Underwater imaging suffers from significant degradation due to scattering by suspended particles, selective absorption by the medium, and depth-dependent noise, leading to issues such as contrast reduction, color distortion, and blurring. Existing enhancement methods typically address only one aspect of these problems, relying on unrealistic assumptions of uniform noise, and fail to jointly handle the spatially heterogeneous noise and spectral channel attenuation. To address these challenges, we propose the variational-based spatial–spectral joint enhancement method (VSJE). This method is based on the physical principles of underwater optical imaging and constructs a depth-aware noise heterogeneity model to accurately capture the differences in noise intensity between near and far regions. Additionally, we propose a channel-sensitive adaptive regularization mechanism based on multidimensional statistics to accommodate the spectral attenuation characteristics of the red, green, and blue channels.
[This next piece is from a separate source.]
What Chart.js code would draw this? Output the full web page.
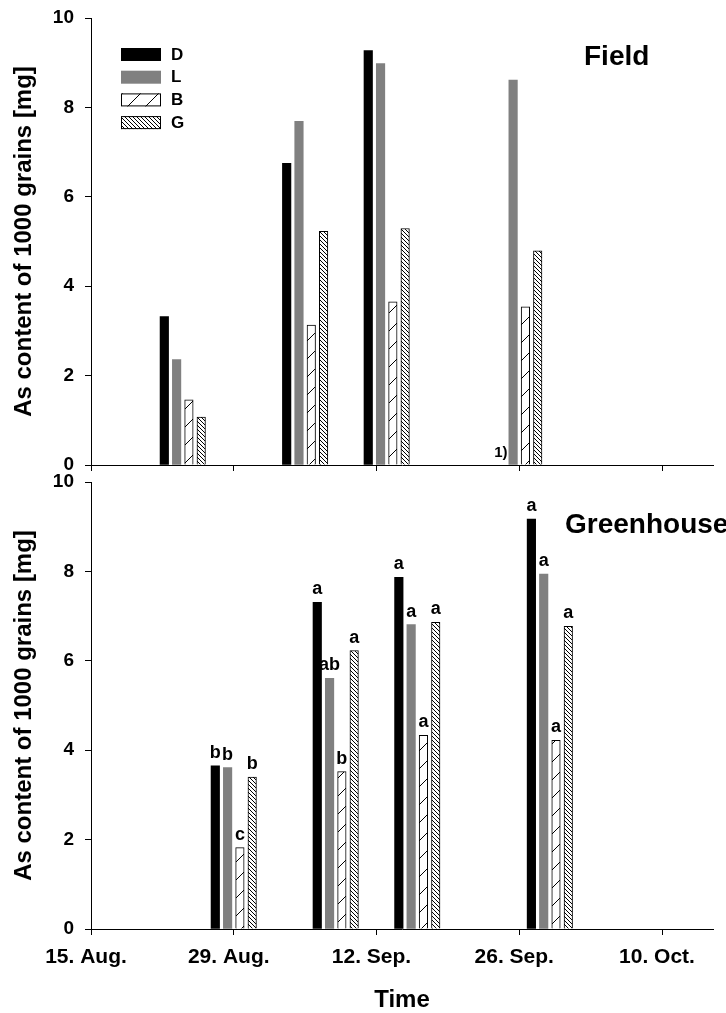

A unified variational energy function is then formulated to integrate noise suppression, data fidelity, and color consistency constraints within a collaborative optimization framework, where the depth-aware noise model and channel-sensitive regularization serve as the core adaptive components of the variational formulation. This design enables the joint restoration of multidimensional degradation in underwater images by leveraging the variational framework’s capability to balance multiple enhancement objectives in a mathematically rigorous manner. Experimental results using the UIEBD-VAL dataset demonstrate that VSJE achieves a URanker score of 2.4651 and a UICM score of 9.0740, representing a 30.9% improvement over the state-of-the-art method GDCP in the URanker metric—a key indicator for evaluating the overall visual quality of underwater images. VSJE exhibits superior performance in metrics related to color uniformity (UICM), perceptual quality (CNNIQA, PAQ2PIQ), and overall visual ranking (URanker).